It seems literature is an unending font of inspiration for filmmakers. Take Michael Hoffman's The Last Station, a robust portrayal of Tolstoy's last years and his marital struggles following his spiritual conversion from his position as a man of the world and of letters, to a prophetic figure who renounces property, orthodox religion, and conventional attachments.
Christopher Plummer (better known as Captain Von Trapp in his younger years) and Helen Mirren were both nominated for Oscars in their electric and emotional performances as Tolstoy and his wife, the Countess Sofya. The film explores the tension of young love with the uphill slog - and joys - of marriage, and the conflict between ideals and reality, the warring duties to oneself, one's family, and one's nation.

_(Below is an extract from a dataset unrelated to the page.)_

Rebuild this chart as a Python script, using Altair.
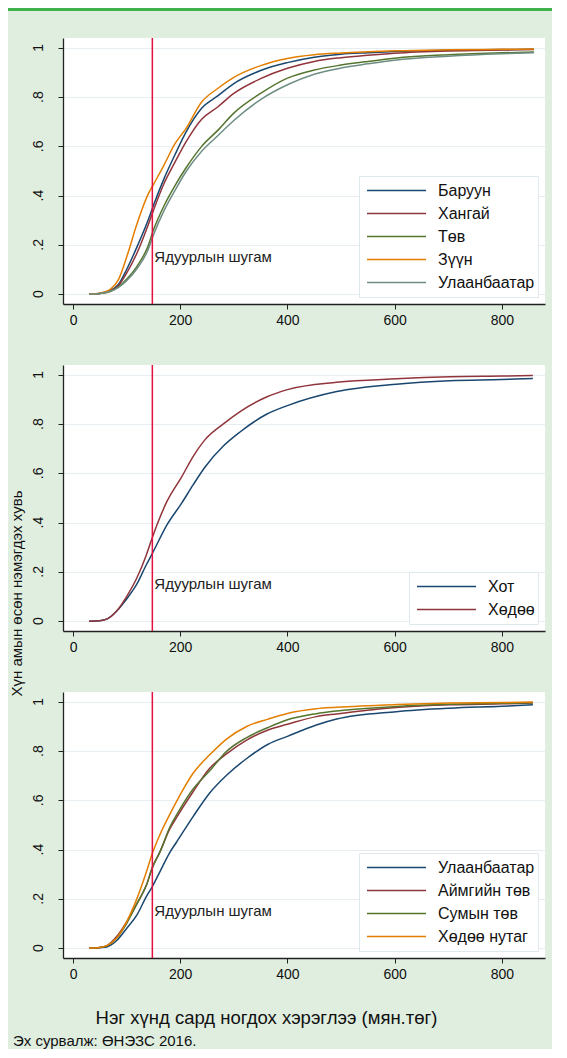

Should you see the film - and you should! - come over to the store check out the novel on which the movie was based, Jay Parini's The Last Station.You'll find Lev Nikolayevich Tolstoy a magnetic character who deserves attention for his personality and his writings, both fiction and philosophy.
Anna Karenina and War and Peace are masterpieces of world literature and Tolstoy's writing is elegant and energetic. Get a hold of the Richard Pevear and Lara Volokhonsky version, who have translated both books with verve and an ear for accessible language. (This dynamic duo have also translated Dostoyevsky and Dumas to great effect.)
Or, if you're familiar with his larger works, try his shorter fictions: The Death of Ivan Ilyich and The Devil And Other Stories.
Should you want to read the manifesto which sparked the Tolstoyan cause and inspired writers like Gandhi and Martin Luther King Jnr., pick up his Confessions, a brief and honest record of his conversion, beautifully printed by (who else?) Penguin.